Member of Parliament, Lok Sabha
- In office 1971–1989
- Preceded by: Ananta Tripathi Sarma
- Succeeded by: Gopinath Gajapati
- Constituency: Berhampur, Odisha
- In office 1957–1967
- Succeeded by: Khagapati Pradhani
- Constituency: Nowrangpur, Odisha

Personal details
- Born: 10 December 1909 Visakhapatnam, Madras Presidency, British India (now in Andhra Pradesh, India)
- Died: 30 January 1991 (aged 81) New Delhi, India
- Party: Indian National Congress
- Spouse: Janakiamma
- Children: 2 son and 5 daughters

= Jagannath Rao =

Indian politician

Jagannath Rao (also known as Jagannath rao Chandriki) was a prominent Indian politician, freedom fighter, and veteran leader of the Indian National Congress. He played a significant role in the liberation movement of the Hyderabad-Karnataka region (now Kalyana Karnataka) and served as a Member of Parliament and a state minister in both the former Hyderabad State and Mysore State. He was born on 10th December 1909 and died on 30 January 1991. He was elected to the Lok Sabha, the lower house of the Parliament of India as a member of the Indian National Congress .

==Early life and education==
Born in Chandriki village in the present-day Yadgir district of Karnataka,  took his surname from his ancestral roots. His early life was defined by his role as a prominent student leader at Osmania University in Hyderabad during the 1930s and 1940s. He became a central figure in the historic Vande Mataram movement, leading student protests against the Nizam's administration for its restrictions on patriotic expressions. This political activism had a significant academic impact; he and several other student leaders were expelled from Osmania University. However, they were eventually able to complete their education at Nagpur University following a high-profile intervention by its Vice-Chancellor.

As a student Chandriki refused to apologise or retract their stance, resulting in his expulsion from Osmania University along with hundreds of others. However, many of the expelled students, including Chandriki, were later admitted to Nagpur University (with the support of its liberal‑minded Vice‑Chancellor T. J. Kedar), where they completed their higher education.

This period exposed him to wider nationalist networks, as many of the expelled students met national leaders such as Jawaharlal Nehru, Subhas Chandra Bose, and V. D. Savarkar, which deepened their commitment to the freedom struggle and the integration of Hyderabad State into the Indian Union.

== Legacy and historiographical notes ==
Modern academic studies on political movements in Kalyana Karnataka consistently highlight Jagannath Rao Chandriki as one of the foundational figures of the Hyderabad‑Karnataka freedom movement who emerged from the Vande Mataram agitation and later occupied an important place in post‑integration Congress politics.

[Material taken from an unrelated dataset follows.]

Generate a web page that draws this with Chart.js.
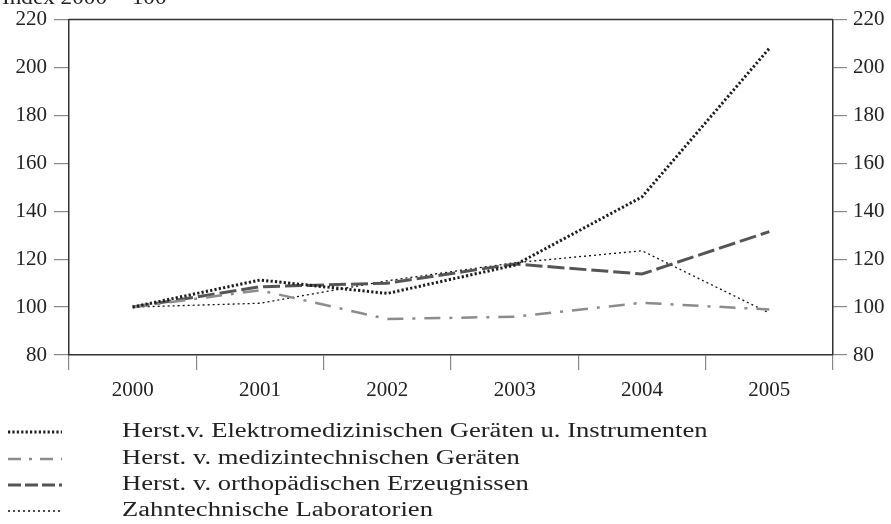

Histories of the Hyderabad‑Karnataka region (1946–56 and 1935–48) note that many of the leading Kannadiga and Marathi‑Telugu leaders from Gulbarga, Yadgir, Raichur, and Bidar trace their political initiation to the Vande Mataram, Arya Samaj‑linked, and Congress‑organised satyagrahas in which Chandriki participated.

Because much of his career unfolded in regional politics, detailed biographical records are sparse, and most information comes from regional academic histories, Karnataka‑specific freedom‑movement studies, and occasional references in Congress‑related archives and South Indian political‑movement monographs.